All records must be quoted exactly. Omit the pictures.

[START Provided records]

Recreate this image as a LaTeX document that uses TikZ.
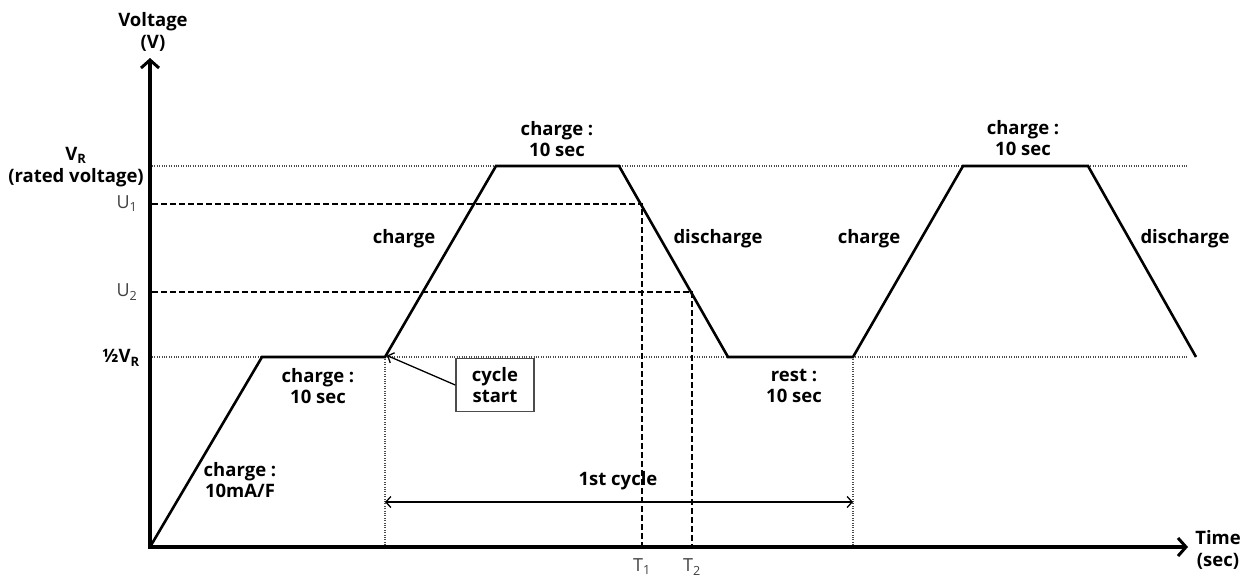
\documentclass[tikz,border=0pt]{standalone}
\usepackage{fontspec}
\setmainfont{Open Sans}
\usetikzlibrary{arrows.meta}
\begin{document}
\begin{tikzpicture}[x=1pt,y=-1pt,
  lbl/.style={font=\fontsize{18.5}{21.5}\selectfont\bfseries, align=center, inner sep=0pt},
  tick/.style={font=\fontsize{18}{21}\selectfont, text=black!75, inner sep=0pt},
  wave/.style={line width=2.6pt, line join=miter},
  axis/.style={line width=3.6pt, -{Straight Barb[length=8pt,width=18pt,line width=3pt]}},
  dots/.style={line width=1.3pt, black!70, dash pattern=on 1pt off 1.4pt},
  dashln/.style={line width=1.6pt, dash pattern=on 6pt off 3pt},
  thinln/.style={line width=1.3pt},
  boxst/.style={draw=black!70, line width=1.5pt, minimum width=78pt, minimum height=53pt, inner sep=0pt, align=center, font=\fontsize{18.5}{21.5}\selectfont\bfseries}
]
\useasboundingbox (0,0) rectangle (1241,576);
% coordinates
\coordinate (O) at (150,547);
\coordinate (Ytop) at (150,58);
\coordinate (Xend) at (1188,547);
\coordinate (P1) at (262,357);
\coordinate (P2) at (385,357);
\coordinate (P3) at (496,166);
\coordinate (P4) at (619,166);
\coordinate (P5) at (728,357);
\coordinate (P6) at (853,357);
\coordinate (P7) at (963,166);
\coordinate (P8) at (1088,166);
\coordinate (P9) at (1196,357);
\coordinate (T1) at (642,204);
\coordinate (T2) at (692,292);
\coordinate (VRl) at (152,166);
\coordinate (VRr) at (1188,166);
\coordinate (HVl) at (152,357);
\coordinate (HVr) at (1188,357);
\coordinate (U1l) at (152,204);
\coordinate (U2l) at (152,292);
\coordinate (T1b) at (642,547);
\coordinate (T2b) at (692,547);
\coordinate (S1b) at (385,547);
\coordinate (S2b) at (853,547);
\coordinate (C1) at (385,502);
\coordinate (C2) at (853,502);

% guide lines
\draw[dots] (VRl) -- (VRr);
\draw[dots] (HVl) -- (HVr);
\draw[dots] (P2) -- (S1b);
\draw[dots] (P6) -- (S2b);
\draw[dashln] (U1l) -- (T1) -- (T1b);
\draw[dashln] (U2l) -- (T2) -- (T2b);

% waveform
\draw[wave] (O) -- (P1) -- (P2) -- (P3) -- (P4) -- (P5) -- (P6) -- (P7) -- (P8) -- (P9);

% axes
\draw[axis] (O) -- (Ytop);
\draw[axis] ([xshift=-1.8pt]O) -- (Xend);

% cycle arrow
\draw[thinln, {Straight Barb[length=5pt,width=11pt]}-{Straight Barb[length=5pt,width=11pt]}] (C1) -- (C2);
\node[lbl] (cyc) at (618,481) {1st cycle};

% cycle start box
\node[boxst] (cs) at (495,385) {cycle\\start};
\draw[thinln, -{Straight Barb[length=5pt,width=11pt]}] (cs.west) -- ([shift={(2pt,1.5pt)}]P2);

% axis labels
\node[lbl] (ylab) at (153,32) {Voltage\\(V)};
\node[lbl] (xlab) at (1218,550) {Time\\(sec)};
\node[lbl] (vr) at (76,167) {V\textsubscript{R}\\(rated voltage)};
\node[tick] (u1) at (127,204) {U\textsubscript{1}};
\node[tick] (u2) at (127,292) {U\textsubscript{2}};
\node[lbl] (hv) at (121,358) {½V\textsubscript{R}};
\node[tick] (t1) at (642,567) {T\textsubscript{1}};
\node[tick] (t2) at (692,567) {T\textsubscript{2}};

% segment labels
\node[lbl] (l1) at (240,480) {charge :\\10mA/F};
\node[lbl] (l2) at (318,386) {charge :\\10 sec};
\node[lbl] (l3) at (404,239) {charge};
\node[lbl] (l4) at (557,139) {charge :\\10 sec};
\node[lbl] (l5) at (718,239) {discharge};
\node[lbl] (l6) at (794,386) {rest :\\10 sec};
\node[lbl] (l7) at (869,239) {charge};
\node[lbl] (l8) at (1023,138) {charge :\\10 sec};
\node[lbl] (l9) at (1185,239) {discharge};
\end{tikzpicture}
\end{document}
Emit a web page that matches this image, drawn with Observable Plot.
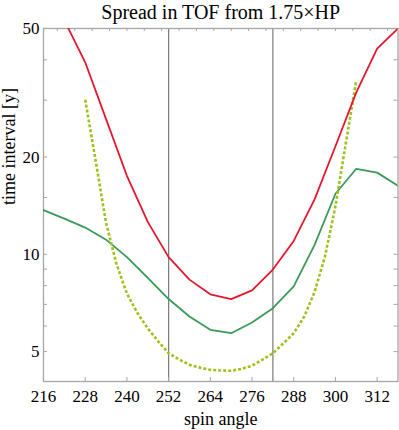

[END Provided records]

Output for this exercise -
Recreate this image as a LaTeX document that uses TikZ.
\documentclass[tikz,border=0pt]{standalone}
\usepackage{fontspec}
\setmainfont{Open Sans}
\usetikzlibrary{arrows.meta}
\begin{document}
\begin{tikzpicture}[x=1pt,y=-1pt,
  lbl/.style={font=\fontsize{18.5}{21.5}\selectfont\bfseries, align=center, inner sep=0pt},
  tick/.style={font=\fontsize{18}{21}\selectfont, text=black!75, inner sep=0pt},
  wave/.style={line width=2.6pt, line join=miter},
  axis/.style={line width=3.6pt, -{Straight Barb[length=8pt,width=18pt,line width=3pt]}},
  dots/.style={line width=1.3pt, black!70, dash pattern=on 1pt off 1.4pt},
  dashln/.style={line width=1.6pt, dash pattern=on 6pt off 3pt},
  thinln/.style={line width=1.3pt},
  boxst/.style={draw=black!70, line width=1.5pt, minimum width=78pt, minimum height=53pt, inner sep=0pt, align=center, font=\fontsize{18.5}{21.5}\selectfont\bfseries}
]
\useasboundingbox (0,0) rectangle (1241,576);
% coordinates
\coordinate (O) at (150,547);
\coordinate (Ytop) at (150,58);
\coordinate (Xend) at (1188,547);
\coordinate (P1) at (262,357);
\coordinate (P2) at (385,357);
\coordinate (P3) at (496,166);
\coordinate (P4) at (619,166);
\coordinate (P5) at (728,357);
\coordinate (P6) at (853,357);
\coordinate (P7) at (963,166);
\coordinate (P8) at (1088,166);
\coordinate (P9) at (1196,357);
\coordinate (T1) at (642,204);
\coordinate (T2) at (692,292);
\coordinate (VRl) at (152,166);
\coordinate (VRr) at (1188,166);
\coordinate (HVl) at (152,357);
\coordinate (HVr) at (1188,357);
\coordinate (U1l) at (152,204);
\coordinate (U2l) at (152,292);
\coordinate (T1b) at (642,547);
\coordinate (T2b) at (692,547);
\coordinate (S1b) at (385,547);
\coordinate (S2b) at (853,547);
\coordinate (C1) at (385,502);
\coordinate (C2) at (853,502);

% guide lines
\draw[dots] (VRl) -- (VRr);
\draw[dots] (HVl) -- (HVr);
\draw[dots] (P2) -- (S1b);
\draw[dots] (P6) -- (S2b);
\draw[dashln] (U1l) -- (T1) -- (T1b);
\draw[dashln] (U2l) -- (T2) -- (T2b);

% waveform
\draw[wave] (O) -- (P1) -- (P2) -- (P3) -- (P4) -- (P5) -- (P6) -- (P7) -- (P8) -- (P9);

% axes
\draw[axis] (O) -- (Ytop);
\draw[axis] ([xshift=-1.8pt]O) -- (Xend);

% cycle arrow
\draw[thinln, {Straight Barb[length=5pt,width=11pt]}-{Straight Barb[length=5pt,width=11pt]}] (C1) -- (C2);
\node[lbl] (cyc) at (618,481) {1st cycle};

% cycle start box
\node[boxst] (cs) at (495,385) {cycle\\start};
\draw[thinln, -{Straight Barb[length=5pt,width=11pt]}] (cs.west) -- ([shift={(2pt,1.5pt)}]P2);

% axis labels
\node[lbl] (ylab) at (153,32) {Voltage\\(V)};
\node[lbl] (xlab) at (1218,550) {Time\\(sec)};
\node[lbl] (vr) at (76,167) {V\textsubscript{R}\\(rated voltage)};
\node[tick] (u1) at (127,204) {U\textsubscript{1}};
\node[tick] (u2) at (127,292) {U\textsubscript{2}};
\node[lbl] (hv) at (121,358) {½V\textsubscript{R}};
\node[tick] (t1) at (642,567) {T\textsubscript{1}};
\node[tick] (t2) at (692,567) {T\textsubscript{2}};

% segment labels
\node[lbl] (l1) at (240,480) {charge :\\10mA/F};
\node[lbl] (l2) at (318,386) {charge :\\10 sec};
\node[lbl] (l3) at (404,239) {charge};
\node[lbl] (l4) at (557,139) {charge :\\10 sec};
\node[lbl] (l5) at (718,239) {discharge};
\node[lbl] (l6) at (794,386) {rest :\\10 sec};
\node[lbl] (l7) at (869,239) {charge};
\node[lbl] (l8) at (1023,138) {charge :\\10 sec};
\node[lbl] (l9) at (1185,239) {discharge};
\end{tikzpicture}
\end{document}
Emit a web page that matches this image, drawn with Observable Plot.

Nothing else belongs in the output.